When Europeans came into contact with Native Americans, more than 100
million Native Americans spoke more than 850 languages and had a large
body of spoken literature*. Stories were part of this body of literature
and were told both to children and adults to entertain and to teach Native
ways of life.
When the U.S. government
pulled many Native children out of their homes and placed them into English-only
boarding schools, the natural transfer of cultural information from adults
to children was interrupted. As a result, children lost the ability to
express many essential ideas in their native language. In addition, they
had difficulty expressing themselves in English, which was a second language.
And when they could express themselves in English, they were often censored.
[ask Mary Louise about this].
After years away in boarding school, speaking English, many young people
could no longer express or fully understand Native stories or Native culture.
Plus, they no longer lived near places mentioned in the stories.

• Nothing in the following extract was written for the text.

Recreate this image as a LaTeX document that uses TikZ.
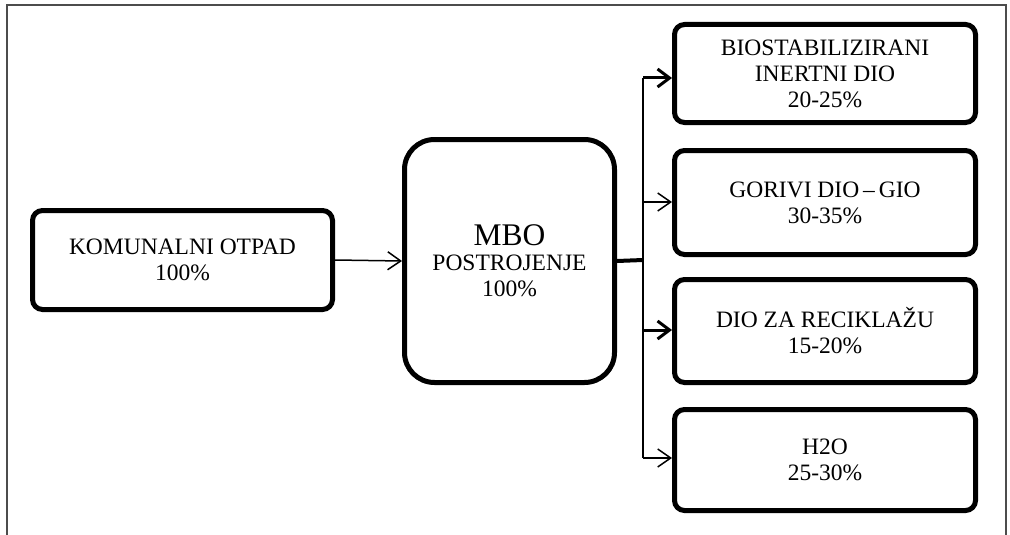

So it
became hard for them to relate to stories that drew on parts of the landscape,
like "The Woman Who Turned Herself to Stone."
Mary Louise challenges
these language obstacles when she tells bi-lingual stories to young people.
"I tell stories as a way to teach the language," she says. "Even
if they don't literally understand what I am saying in Dakotah, they are
emotionally able to understand it."
*Leeming, David A.
1997. Storytelling Encyclopedia: Historical, Cultural, and Multiethnic
Approaches to Oral Traditions Around the World. Arizona: Oryx.